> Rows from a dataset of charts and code
-=-=-=-=-

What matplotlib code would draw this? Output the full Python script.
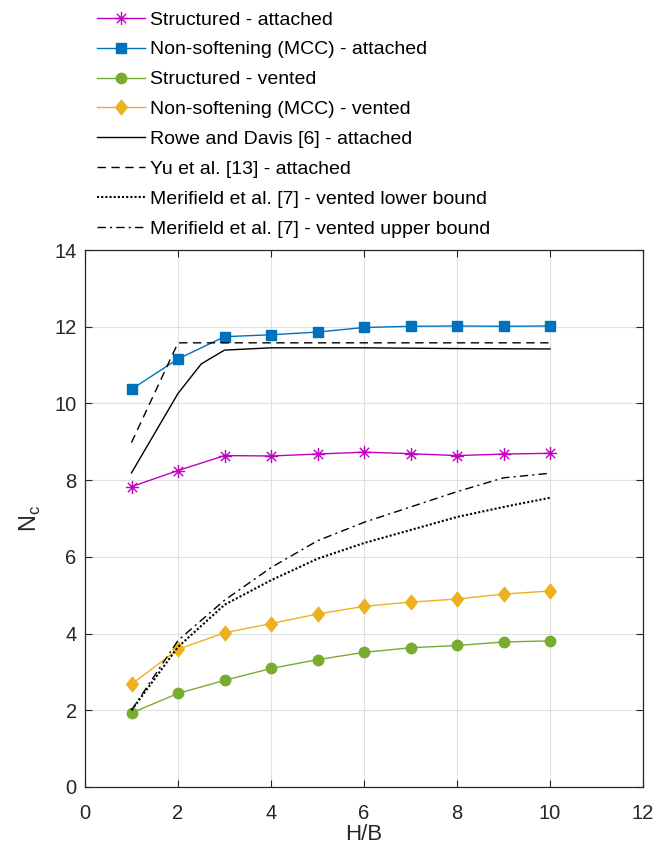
import matplotlib
matplotlib.use("Agg")
import matplotlib.pyplot as plt
from matplotlib.path import Path
import numpy as np

plt.rcParams['font.family'] = ['Liberation Sans', 'DejaVu Sans']
plt.rcParams['mathtext.fontset'] = 'custom'
plt.rcParams['mathtext.rm'] = 'Liberation Sans'

hb = [1, 2, 3, 4, 5, 6, 7, 8, 9, 10]
struct_att = [7.83, 8.25, 8.64, 8.63, 8.68, 8.73, 8.69, 8.64, 8.68, 8.70]
mcc_att = [10.37, 11.16, 11.74, 11.79, 11.86, 11.98, 12.01, 12.02, 12.01, 12.02]
struct_vent = [1.93, 2.44, 2.78, 3.09, 3.32, 3.51, 3.63, 3.69, 3.78, 3.81]
mcc_vent = [2.68, 3.59, 4.02, 4.26, 4.51, 4.71, 4.82, 4.90, 5.03, 5.11]

rowe_x = [1, 2, 2.5, 3, 4, 6, 8, 10]
rowe_y = [8.19, 10.26, 11.03, 11.39, 11.45, 11.45, 11.43, 11.42]

yu_x = [1, 2, 10]
yu_y = [8.98, 11.58, 11.58]

mer_lo = [2.0, 3.65, 4.75, 5.39, 5.95, 6.36, 6.70, 7.04, 7.30, 7.54]
mer_hi = [2.0, 3.82, 4.87, 5.72, 6.42, 6.90, 7.30, 7.70, 8.06, 8.18]

labels = ['Structured - attached', 'Non-softening (MCC) - attached',
          'Structured - vented', 'Non-softening (MCC) - vented',
          'Rowe and Davis [6] - attached', 'Yu et al. [13] - attached',
          'Merifield et al. [7] - vented lower bound',
          'Merifield et al. [7] - vented upper bound']

x_ticks = [0, 2, 4, 6, 8, 10, 12]
y_ticks = [0, 2, 4, 6, 8, 10, 12, 14]

# MATLAB-like asterisk marker (plus + cross)
d = np.sqrt(0.5)
ast_verts = [(0, -1), (0, 1), (-1, 0), (1, 0), (-d, -d), (d, d), (-d, d), (d, -d)]
ast_codes = [Path.MOVETO, Path.LINETO] * 4
asterisk = Path(ast_verts, ast_codes)

# MATLAB-like diamond
diamond = Path([(0, 1), (0.8, 0), (0, -1), (-0.8, 0), (0, 1)],
               [Path.MOVETO, Path.LINETO, Path.LINETO, Path.LINETO, Path.CLOSEPOLY])

fig = plt.figure(figsize=(6.6, 8.6), dpi=100)
ax = fig.add_axes([85/660, 1-787/860, (643-85)/660, (787-250)/860])

lw = 1.0
h = []
h += ax.plot(hb, struct_att, color='#BF00BF', marker=asterisk, markersize=9.5,
             markeredgewidth=1.0, lw=lw)
h += ax.plot(hb, mcc_att, color='#0072BD', marker='s', markersize=7, lw=lw)
h += ax.plot(hb, struct_vent, color='#77AC30', marker='o', markersize=7.5, lw=lw)
h += ax.plot(hb, mcc_vent, color='#EDB120', marker=diamond, markersize=10.5, lw=lw)
h += ax.plot(rowe_x, rowe_y, color='black', ls='-', lw=lw)
h += ax.plot(yu_x, yu_y, color='black', ls=(0, (6, 4)), lw=lw)
h += ax.plot(hb, mer_lo, color='black', ls=(0, (1, 1)), lw=1.5)
h += ax.plot(hb, mer_hi, color='black', ls=(0, (6, 3, 1.5, 3)), lw=lw)

ax.set_xlim(0, 12)
ax.set_ylim(0, 14)
ax.set_xticks(x_ticks)
ax.set_yticks(y_ticks)
ax.grid(True, color='#E0E0E0', lw=0.8)
ax.set_axisbelow(True)
ax.tick_params(direction='in', top=True, right=True, labelsize=14.5,
               colors='#262626', length=5, width=0.8)
ax.tick_params(axis='x', pad=12)
ax.tick_params(axis='y', pad=6)
for s in ax.spines.values():
    s.set_color('#262626')
    s.set_linewidth(0.9)
ax.set_xlabel('H/B', fontsize=16, color='#262626', labelpad=1)
ax.set_ylabel(r'N$_\mathregular{c}$', fontsize=17, color='#262626', labelpad=8)

fig.legend(h, labels, loc='upper left', bbox_to_anchor=(97/660, 1-11/860),
           frameon=False, fontsize=14, handlelength=2.45, handletextpad=0.3,
           labelspacing=0.63, borderpad=0, borderaxespad=0)

fig.savefig('out.png', dpi=100)
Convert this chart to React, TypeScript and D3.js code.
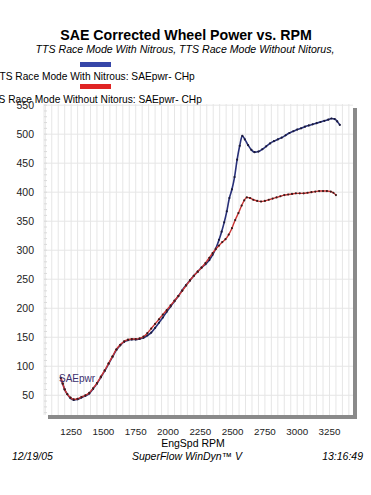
import * as d3 from 'd3'

// SAE corrected wheel power, with nitrous (blue)
const nitrousRpm = [1170, 1185, 1200, 1220, 1245, 1270, 1300, 1330, 1360, 1390, 1420, 1450, 1480, 1510, 1540, 1570, 1600, 1630, 1660, 1690, 1720, 1750, 1780, 1810, 1840, 1870, 1900, 1930, 1960, 1990, 2020, 2050, 2080, 2110, 2140, 2170, 2200, 2230, 2260, 2290, 2320, 2345, 2370, 2395, 2415, 2435, 2455, 2475, 2495, 2515, 2535, 2555, 2575, 2595, 2620, 2645, 2670, 2700, 2730, 2760, 2790, 2820, 2850, 2880, 2910, 2940, 2970, 3000, 3030, 3060, 3090, 3120, 3150, 3180, 3210, 3240, 3265, 3290, 3310, 3330]
const nitrousHp = [80, 70, 60, 52, 45, 42, 43, 46, 49, 53, 61, 70, 81, 92, 104, 116, 128, 136, 142, 145, 146, 146, 147, 149, 153, 158, 166, 175, 184, 194, 203, 212, 221, 231, 240, 248, 256, 263, 270, 276, 283, 292, 303, 318, 332, 348, 367, 390, 405, 426, 456, 480, 497, 491, 481, 473, 469, 470, 474, 479, 484, 488, 491, 494, 498, 502, 505, 508, 510, 513, 515, 517, 519, 521, 523, 525, 527, 526, 522, 516]

// without nitrous (red)
const stockRpm = [1170, 1185, 1200, 1220, 1245, 1270, 1300, 1330, 1360, 1390, 1420, 1450, 1480, 1510, 1540, 1570, 1600, 1630, 1660, 1690, 1720, 1750, 1780, 1810, 1840, 1870, 1900, 1930, 1960, 1990, 2020, 2050, 2080, 2110, 2140, 2170, 2200, 2230, 2260, 2290, 2320, 2345, 2370, 2395, 2420, 2445, 2470, 2495, 2520, 2545, 2570, 2590, 2610, 2635, 2660, 2690, 2720, 2750, 2780, 2810, 2840, 2870, 2900, 2930, 2960, 2990, 3020, 3050, 3080, 3110, 3140, 3170, 3200, 3230, 3260, 3280, 3300]
const stockHp = [80, 70, 60, 52, 46, 43, 44, 47, 50, 54, 62, 71, 82, 93, 105, 117, 129, 137, 143, 146, 147, 147, 148, 151, 157, 165, 173, 181, 189, 197, 205, 213, 221, 230, 239, 248, 256, 263, 270, 278, 287, 295, 302, 308, 314, 319, 327, 338, 352, 364, 377, 386, 391, 390, 387, 385, 384, 385, 387, 389, 391, 393, 395, 396, 397, 398, 398, 398, 399, 400, 401, 402, 402, 402, 401, 399, 395]

const xTicks = [1250, 1500, 1750, 2000, 2250, 2500, 2750, 3000, 3250]
const yTicks = [50, 100, 150, 200, 250, 300, 350, 400, 450, 500, 550]
const legendLabels = ['TTS Race Mode With Nitrous: SAEpwr- CHp', 'TTS Race Mode Without Nitorus: SAEpwr- CHp']

const font = 'Liberation Sans, Arial, sans-serif'

export default function App() {
  const width = 371, height = 495
  const x = d3.scaleLinear().domain([1040, 3432]).range([44, 353])
  const y = d3.scaleLinear().domain([16, 552]).range([415, 104])

  const vGrid = d3.range(1050, 3432, 50)
  const hMinor = d3.range(20, 551, 10)

  const line = d3.line<[number, number]>()
    .x(d => x(d[0]))
    .y(d => y(d[1]))
    .curve(d3.curveMonotoneX)

  const blue: [number, number][] = nitrousRpm.map((r, i) => [r, nitrousHp[i]])
  const red: [number, number][] = stockRpm.map((r, i) => [r, stockHp[i]])

  const [x0, x1] = x.range()
  const [y0, y1] = y.range()

  return (
    <svg width={width} height={height} style={{ position: 'absolute', left: 0, top: 0, background: '#fff' }} fontFamily={font}>
      {/* titles */}
      <text x={186} y={40} textAnchor="middle" fontSize={14.2} fontWeight="bold">SAE Corrected Wheel Power vs. RPM</text>
      <text x={185} y={53} textAnchor="middle" fontSize={10.6} fontStyle="italic">TTS Race Mode With Nitrous, TTS Race Mode Without Nitorus,</text>

      {/* legend (the labels run off the left edge, as in the original) */}
      <rect x={80} y={62} width={31} height={5} fill="#3646a8" />
      <text x={94} y={80} textAnchor="middle" fontSize={10.2}>{legendLabels[0]}</text>
      <rect x={80} y={84} width={31} height={5} fill="#e02424" />
      <text x={94} y={103} textAnchor="middle" fontSize={10.2}>{legendLabels[1]}</text>

      {/* shadow of the plot frame */}
      <rect x={x0 + 4} y={y0} width={x1 - x0} height={4} fill="#8a8a8a" />
      <rect x={x1} y={y1 + 4} width={4} height={y0 - y1} fill="#8a8a8a" />

      {/* grid */}
      <g stroke="#e6e6e6" strokeWidth={1}>
        <line x1={x0} x2={x0} y1={y1} y2={y0} />
        {vGrid.map(v => <line key={'v' + v} x1={x(v)} x2={x(v)} y1={y1} y2={y0} />)}
        {yTicks.map(v => <line key={'h' + v} x1={x0} x2={x1} y1={y(v)} y2={y(v)} />)}
      </g>
      <g stroke="#dadada" strokeWidth={1}>
        {hMinor.map(v => <line key={'m' + v} x1={x0} x2={x0 + 3} y1={y(v)} y2={y(v)} />)}
      </g>

      {/* y tick labels */}
      <g fontSize={10.5} textAnchor="end" fill="#222">
        {yTicks.map(v => <text key={v} x={34} y={y(v) + 3.5}>{v}</text>)}
      </g>

      {/* x tick labels */}
      <g fontSize={9.8} textAnchor="middle" fill="#222">
        {xTicks.map(v => <text key={v} x={x(v)} y={435}>{v}</text>)}
      </g>
      <text x={193} y={447} textAnchor="middle" fontSize={10.5}>EngSpd  RPM</text>

      {/* footer */}
      <text x={12} y={460} fontSize={10.5} fontStyle="italic">12/19/05</text>
      <text x={187} y={460} textAnchor="middle" fontSize={10.5} fontStyle="italic">SuperFlow WinDyn™ V</text>
      <text x={363} y={460} textAnchor="end" fontSize={10.5} fontStyle="italic">13:16:49</text>

      {/* series */}
      <path d={line(blue) ?? ''} fill="none" stroke="#283079" strokeWidth={1.6} />
      {blue.map((d, i) => <circle key={'b' + i} cx={x(d[0])} cy={y(d[1])} r={1.1} fill="#1a1a3a" />)}
      <path d={line(red) ?? ''} fill="none" stroke="#cc3333" strokeWidth={1.4} />
      {red.map((d, i) => <circle key={'r' + i} cx={x(d[0])} cy={y(d[1])} r={1.1} fill="#3a1a1a" />)}

      <text x={59} y={382} fontSize={10} fill="#3b2f6e">SAEpwr</text>
    </svg>
  )
}
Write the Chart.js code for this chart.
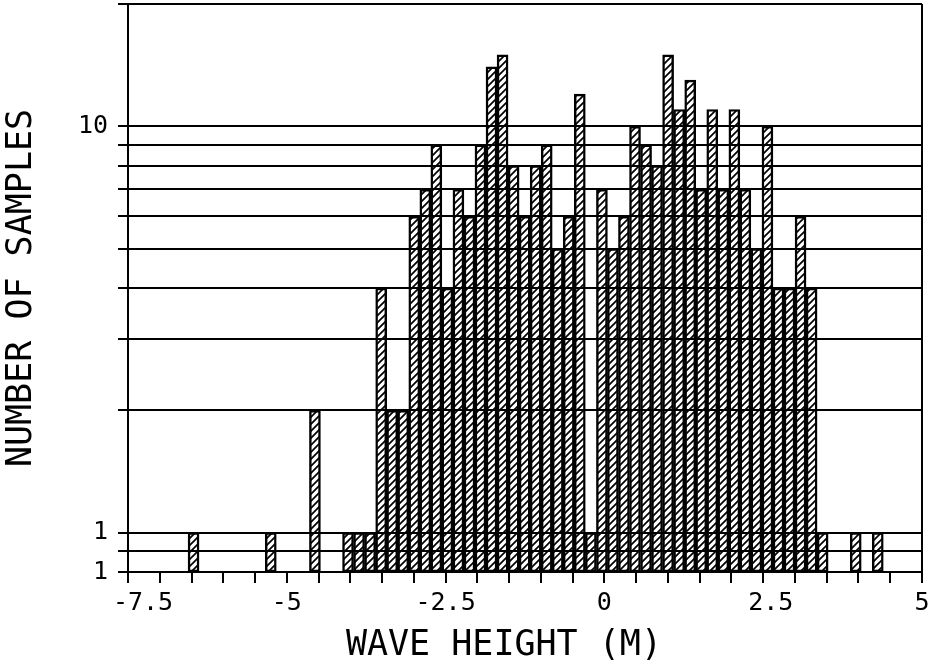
<!DOCTYPE html>
<html>
<head>
<meta charset="utf-8">
<script src="https://cdn.jsdelivr.net/npm/chart.js@4/dist/chart.umd.min.js"></script>
<style>
  html, body { margin: 0; padding: 0; background: #fff; }
  canvas { display: block; }
</style>
</head>
<body>
<canvas id="c" width="929" height="665"></canvas>
<script>
// ---- data ----
const binCenters = [
  -6.468, -6.294, -6.121, -5.947, -5.773, -5.599, -5.426, -5.252, -5.078, -4.904,
  -4.731, -4.557, -4.383, -4.209, -4.036, -3.862, -3.688, -3.514, -3.341, -3.167,
  -2.993, -2.819, -2.646, -2.472, -2.298, -2.124, -1.951, -1.777, -1.603, -1.429,
  -1.256, -1.082, -0.908, -0.734, -0.561, -0.387, -0.213, -0.039,  0.134,  0.308,
   0.482,  0.656,  0.829,  1.003,  1.177,  1.351,  1.524,  1.698,  1.872,  2.046,
   2.219,  2.393,  2.567,  2.741,  2.914,  3.088,  3.262,  3.436,  3.609,  3.783,
   3.957,  4.131,  4.304
];
const sampleCounts = [
  1, null, null, null, null, null, null, 1, null, null,
  null, 2, null, null, 1, 1, 1, 4, 2, 2,
  6, 7, 9, 4, 7, 6, 9, 14, 15, 8,
  6, 8, 9, 5, 6, 12, 1, 7, 5, 6,
  10, 9, 8, 15, 11, 13, 7, 11, 7, 11,
  7, 5, 10, 4, 4, 6, 4, 1, null, null,
  1, null, 1
];
const yTickValues = [0.8, 0.9, 1, 2, 3, 4, 5, 6, 7, 8, 9, 10, 20];
const yTickLabels = ['1', '', '1', '', '', '', '', '', '', '', '', '10', ''];
const xTickLabels = { '-7.5': '  -7.5', '-5': '-5', '-2.5': '-2.5', '0': '0', '2.5': ' 2.5', '5': '5' };
const xTitle = 'WAVE HEIGHT (M)  ';
const yTitle = 'NUMBER OF SAMPLES';

// ---- hatch pattern ----
const canvas = document.getElementById('c');
const ctx = canvas.getContext('2d');
function makeHatch() {
  const s = 7;
  const pc = document.createElement('canvas');
  pc.width = s; pc.height = s;
  const p = pc.getContext('2d');
  p.strokeStyle = '#000';
  p.lineWidth = 1.7;
  p.beginPath();
  p.moveTo(-1, s + 1); p.lineTo(s + 1, -1);
  p.moveTo(-2, 2); p.lineTo(2, -2);
  p.moveTo(s - 2, s + 2); p.lineTo(s + 2, s - 2);
  p.stroke();
  return ctx.createPattern(pc, 'repeat');
}
const hatch = makeHatch();

const points = binCenters.map((x, i) => ({ x: x, y: sampleCounts[i] }));
const MONO = "'DejaVu Sans Mono', 'Liberation Mono', monospace";

const frame = {
  id: 'frame',
  afterDraw(chart) {
    const a = chart.chartArea;
    const c = chart.ctx;
    c.save();
    c.strokeStyle = '#000';
    c.lineWidth = 2;
    c.beginPath();
    c.moveTo(a.right, a.top);
    c.lineTo(a.right, a.bottom);
    c.stroke();
    c.restore();
  }
};

new Chart(ctx, {
  type: 'bar',
  data: {
    datasets: [{
      data: points,
      backgroundColor: hatch,
      borderColor: '#000',
      borderWidth: 1.8,
      borderSkipped: false,
      barPercentage: 1,
      categoryPercentage: 1
    }]
  },
  plugins: [frame],
  options: {
    responsive: false,
    animation: false,
    devicePixelRatio: 1,
    layout: { padding: { top: 4, right: 7, left: 0, bottom: 0 } },
    plugins: { legend: { display: false }, tooltip: { enabled: false } },
    scales: {
      x: {
        type: 'linear',
        min: -7.5,
        max: 5,
        offset: false,
        grid: { drawOnChartArea: false, drawTicks: true, tickLength: 11, color: '#000', lineWidth: 2, offset: false },
        border: { color: '#000', width: 2 },
        ticks: {
          stepSize: 0.5,
          autoSkip: false,
          maxRotation: 0,
          padding: 5,
          color: '#000',
          font: { family: MONO, size: 25 },
          callback: (v) => (xTickLabels[String(v)] !== undefined ? xTickLabels[String(v)] : '')
        },
        title: {
          display: true,
          text: xTitle,
          color: '#000',
          font: { family: MONO, size: 35, lineHeight: 1 },
          padding: { top: 0, bottom: 2 }
        },
        afterFit: (s) => { s.height = 93; s.paddingLeft = 0; s.paddingRight = 0; }
      },
      y: {
        type: 'logarithmic',
        min: 0.8,
        max: 20,
        afterBuildTicks: (s) => { s.ticks = yTickValues.map(v => ({ value: v })); },
        grid: { color: '#000', lineWidth: 2, tickLength: 10, drawTicks: true },
        border: { color: '#000', width: 2 },
        ticks: {
          autoSkip: false,
          padding: 10,
          color: '#000',
          font: { family: MONO, size: 25 },
          callback: (v, i) => yTickLabels[i]
        },
        title: {
          display: true,
          text: yTitle,
          color: '#000',
          font: { family: MONO, size: 35, lineHeight: 1 },
          padding: { top: 4, bottom: 0 }
        },
        afterFit: (s) => { s.width = 128; s.paddingTop = 0; s.paddingBottom = 0; }
      }
    }
  }
});
</script>
</body>
</html>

-=-=-=-=-

> WHAT YOU WILL DO
Look through the data above. Each line containing the word "this" needs to be copied.

> REPLY
What matplotlib code would draw this? Output the full Python script.
Convert this chart to React, TypeScript and D3.js code.
Write the Chart.js code for this chart.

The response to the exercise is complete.